- _EXERCISE_
Find the lines holding "matplotlib" and copy them.

◆ ◆ ◆ ◆

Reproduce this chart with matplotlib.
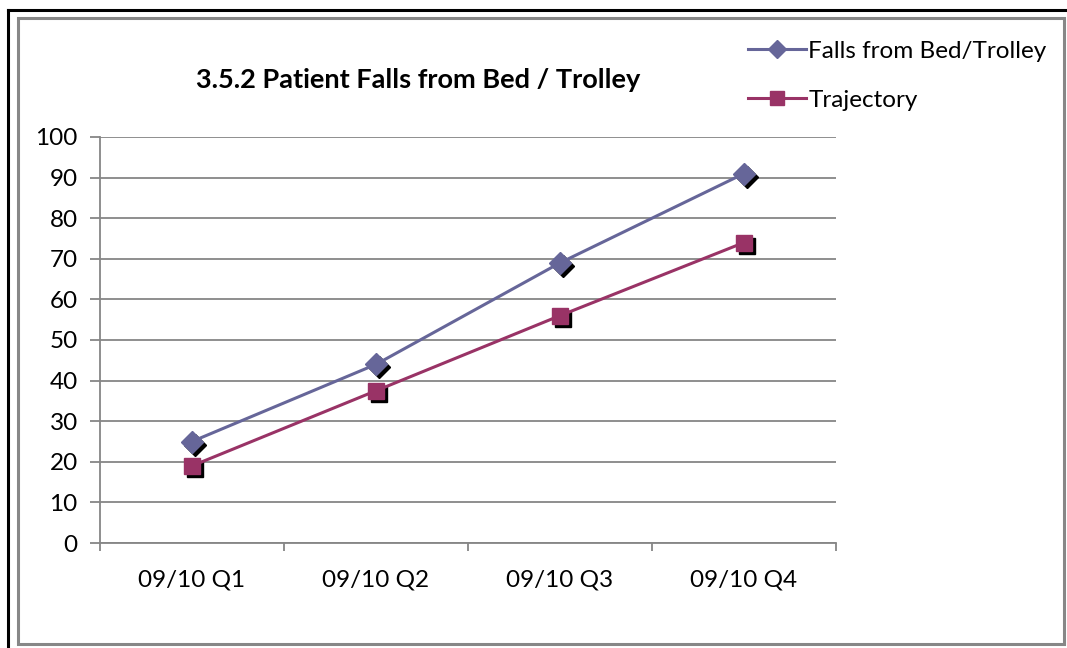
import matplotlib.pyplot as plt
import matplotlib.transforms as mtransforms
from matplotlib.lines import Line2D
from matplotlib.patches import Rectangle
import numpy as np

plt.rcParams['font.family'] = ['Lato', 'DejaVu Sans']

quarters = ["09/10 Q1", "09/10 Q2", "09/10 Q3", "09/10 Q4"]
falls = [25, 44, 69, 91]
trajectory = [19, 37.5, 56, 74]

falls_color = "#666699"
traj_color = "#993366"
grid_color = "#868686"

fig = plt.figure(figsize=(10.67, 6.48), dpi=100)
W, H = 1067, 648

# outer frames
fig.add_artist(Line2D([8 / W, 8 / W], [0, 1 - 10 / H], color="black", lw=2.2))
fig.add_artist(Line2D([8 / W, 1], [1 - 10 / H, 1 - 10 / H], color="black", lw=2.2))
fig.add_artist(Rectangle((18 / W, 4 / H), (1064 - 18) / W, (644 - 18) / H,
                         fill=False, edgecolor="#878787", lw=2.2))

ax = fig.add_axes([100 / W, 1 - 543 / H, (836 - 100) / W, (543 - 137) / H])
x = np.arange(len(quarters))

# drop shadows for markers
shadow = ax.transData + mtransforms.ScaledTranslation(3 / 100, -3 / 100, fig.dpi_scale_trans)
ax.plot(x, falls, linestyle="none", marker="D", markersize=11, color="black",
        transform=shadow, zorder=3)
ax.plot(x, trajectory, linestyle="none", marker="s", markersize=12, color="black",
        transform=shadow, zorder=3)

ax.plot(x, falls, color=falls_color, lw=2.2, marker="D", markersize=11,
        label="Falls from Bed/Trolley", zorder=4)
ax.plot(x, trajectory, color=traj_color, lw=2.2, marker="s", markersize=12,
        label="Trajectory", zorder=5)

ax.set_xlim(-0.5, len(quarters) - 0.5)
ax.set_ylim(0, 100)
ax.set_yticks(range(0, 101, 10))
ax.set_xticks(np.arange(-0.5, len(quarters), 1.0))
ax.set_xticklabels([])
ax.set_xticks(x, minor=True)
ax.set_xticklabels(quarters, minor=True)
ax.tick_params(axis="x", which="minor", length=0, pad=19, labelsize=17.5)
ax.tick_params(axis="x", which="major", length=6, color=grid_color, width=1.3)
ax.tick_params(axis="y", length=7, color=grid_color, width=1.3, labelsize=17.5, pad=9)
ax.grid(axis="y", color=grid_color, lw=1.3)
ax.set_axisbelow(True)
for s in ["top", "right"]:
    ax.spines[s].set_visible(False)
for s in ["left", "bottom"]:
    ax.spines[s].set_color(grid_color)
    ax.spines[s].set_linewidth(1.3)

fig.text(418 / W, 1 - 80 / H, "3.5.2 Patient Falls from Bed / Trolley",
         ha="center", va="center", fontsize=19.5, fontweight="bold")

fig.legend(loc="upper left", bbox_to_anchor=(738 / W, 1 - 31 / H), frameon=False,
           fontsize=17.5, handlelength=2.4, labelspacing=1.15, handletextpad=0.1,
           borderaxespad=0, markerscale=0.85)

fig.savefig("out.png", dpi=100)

◆ ◆ ◆ ◆

- _CORRECT ANSWER_
Reproduce this chart with matplotlib.
import matplotlib.pyplot as plt
import matplotlib.transforms as mtransforms
from matplotlib.lines import Line2D
from matplotlib.patches import Rectangle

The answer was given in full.